The inquiry investigated 57 incidents and heard from hundreds of witnesses.
It had uncovered a "shameful record" of a "warrior culture" by some soldiers, ADF chief General Angus Campbell said.
He said the report said 25 Special Air Service (SAS) soldiers were involved in the killings, none of which could be "described as being in the heat of battle".
"None were alleged to have occurred in circumstances in which the intent of the perpetrator was unclear, confused or mistaken," Gen Campbell said.
"And every person spoken to by the inquiry thoroughly understood the law of armed conflict and the rules of engagement under which they operated."
Prime Minister Scott Morrison had phoned Afghanistan's President Ashraf Ghani to express his "deepest sorrow" over the findings, the president's office said.
Mr Ghani said he had been assured that Australia was committed to "ensuring justice".

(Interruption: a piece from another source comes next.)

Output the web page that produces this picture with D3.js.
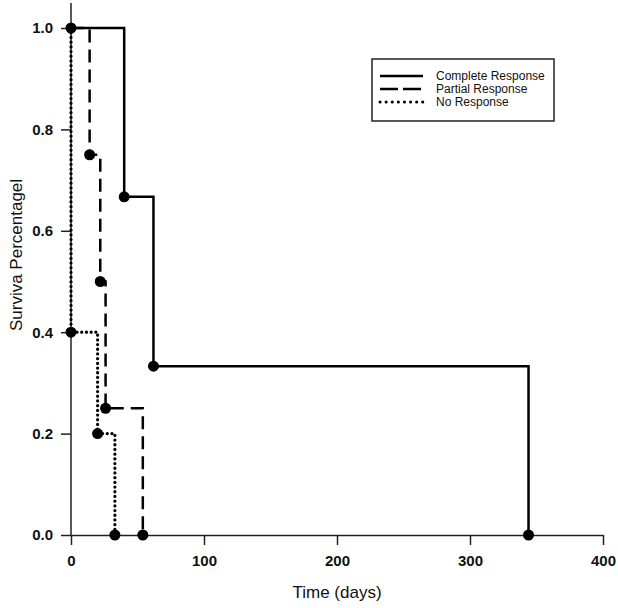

The inquiry - by the Inspector-General of the ADF - was conducted behind closed doors, meaning few details have been reported until now. The inquiry did not have the power to lay criminal charges.
Last week, Mr Morrison warned the report would bring "difficult and hard news for Australians".
He said a special investigator would be appointed to consider prosecutions from information contained in the report.
An independent oversight panel would also be established to provide "accountability and transparency that sits outside of the ADF chain of command", the government said.
Australia maintains an operation of around 400 soldiers in Afghanistan as part ongoing peacekeeping efforts with the US and other allies.